Today's update on Operation Creative heralds the attack on advertising revenues as a "major success." As the PIPCU reports, its efforts have managed to bring about a 73 percent decrease in ads from the UK's biggest digital marketing companies appearing on illegal sites. "Highlights include the automotive, food and drink and real estate sectors, whose advertising has almost entirely stopped appearing on pirate sites." How did they arrive at this figure, exactly? Well, as the BBC explains, a research firm looked at 17 websites offering illegal content during two three-month stints in 2013 and 2015, and noted this significant decrease in adverts appearing from "top ad spending companies."
The problem with stats are: sometimes they mean what you want them to mean. Forgiving the relatively small website sample size, PIPCU do have a legitimate reason to gush over the 73 percent decline in big-name ads. For some sites, at least, it means they're now working with a smaller pool of advertisers, some of which might not pay as well as the ones they've lost. But in our experience, even the most well-known illegal content portals typically host ads pushing porn, malware and ropey online games, and always have done.

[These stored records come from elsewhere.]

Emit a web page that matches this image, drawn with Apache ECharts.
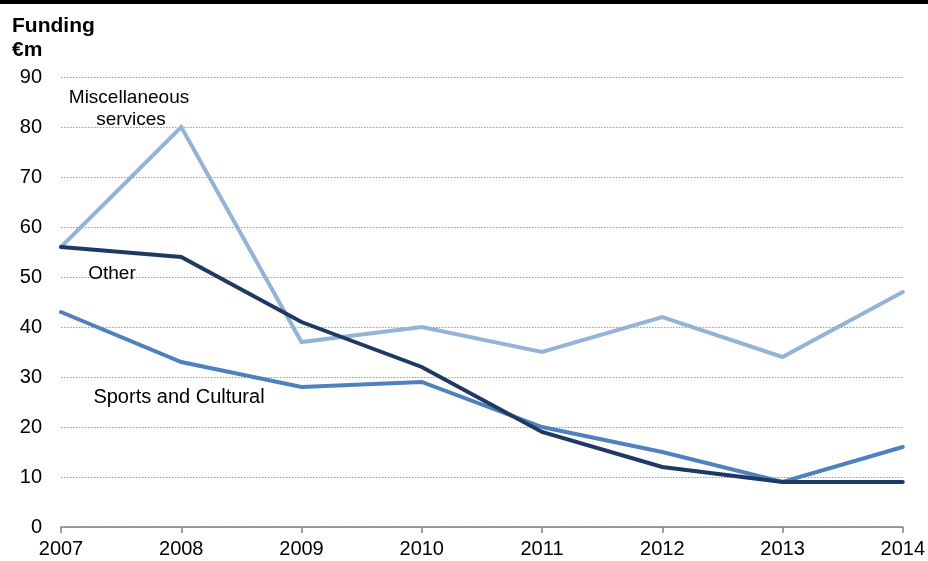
<!DOCTYPE html>
<html>
<head>
<meta charset="utf-8">
<script src="https://cdn.jsdelivr.net/npm/echarts@6/dist/echarts.min.js"></script>
<style>
  html, body { margin: 0; padding: 0; background: #fff; }
  #chart { width: 928px; height: 561px; }
</style>
</head>
<body>
<div id="chart"></div>
<script>
// Funding by category, €m
const years = ['2007', '2008', '2009', '2010', '2011', '2012', '2013', '2014'];
const miscServices = [56, 80, 37, 40, 35, 42, 34, 47];
const other = [56, 54, 41, 32, 19, 12, 9, 9];
const sportsCultural = [43, 33, 28, 29, 20, 15, 9, 16];
const yTicks = [0, 10, 20, 30, 40, 50, 60, 70, 80, 90];

const FONT = 'Liberation Sans, Arial, sans-serif';
const chart = echarts.init(document.getElementById('chart'), null, { renderer: 'canvas' });

function lineSeries(name, data, color, z) {
  return {
    name: name, type: 'line', data: data, symbol: 'none', z: z,
    lineStyle: { color: color, width: 4, cap: 'round', join: 'miter' },
    emphasis: { disabled: true }, animation: false
  };
}

function note(text, x, y, size) {
  return { type: 'text', x: x, y: y, z: 10,
    style: { text: text, font: size + 'px ' + FONT, fill: '#000', align: 'center', verticalAlign: 'middle' } };
}

chart.setOption({
  animation: false,
  grid: { left: 61, right: 25, top: 77, bottom: 34 },
  xAxis: {
    type: 'category', data: years, boundaryGap: false,
    axisLine: { lineStyle: { color: '#808080', width: 1.5 } },
    axisTick: { show: true, length: 6, lineStyle: { color: '#808080', width: 1.5 } },
    axisLabel: { color: '#000', fontFamily: FONT, fontSize: 20, margin: 12 },
    splitLine: { show: false }
  },
  yAxis: {
    type: 'value', min: yTicks[0], max: yTicks[yTicks.length - 1], interval: 10,
    axisLine: { show: false }, axisTick: { show: false },
    axisLabel: { color: '#000', fontFamily: FONT, fontSize: 20, margin: 19 },
    splitLine: { show: true, lineStyle: { color: '#9a9a9a', type: [1.5, 1.5], width: 1 } }
  },
  series: [
    lineSeries('Miscellaneous services', miscServices, '#95b3d7', 2),
    lineSeries('Sports and Cultural', sportsCultural, '#4f81bd', 3),
    lineSeries('Other', other, '#1f3864', 4)
  ],
  graphic: [
    { type: 'rect', left: 0, top: 0, shape: { width: 928, height: 4 }, style: { fill: '#000' } },
    { type: 'text', x: 12, y: 26, style: { text: 'Funding', font: 'bold 21px ' + FONT, fill: '#000', verticalAlign: 'middle' } },
    { type: 'text', x: 12, y: 50, style: { text: '€m', font: 'bold 21px ' + FONT, fill: '#000', verticalAlign: 'middle' } },
    note('Miscellaneous', 129, 98, 19),
    note('services', 131, 120, 19),
    note('Other', 112, 274, 19),
    note('Sports and Cultural', 179, 397, 20)
  ]
});
</script>
</body>
</html>
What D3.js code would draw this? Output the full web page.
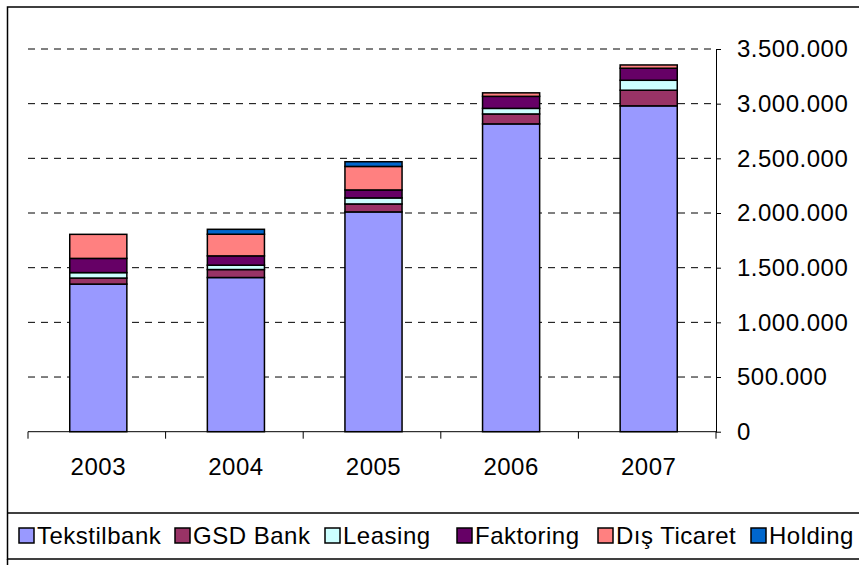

The information we're sorely missing is what kind of impact this is having, if any. Are illegal websites actually suffering to any great degree, or are the adverts that still run on these portals keeping them as well-funded as they've always been? Is anyone looking for the latest episode of True Detective legitimately put off by the lack of big-brand ads on their go-to torrent site?
Furthermore, is the PIPCU's website blacklist comprehensive enough to starve illicit sites out of existence and deter piracy as a result? We're not so sure. As site-blocking at the ISP level has taught us, proxies are a pirate's best friend. The PIPCU might be celebrating a small victory today, but chances are that one statistic is almost meaningless in a war that often seems will never be won.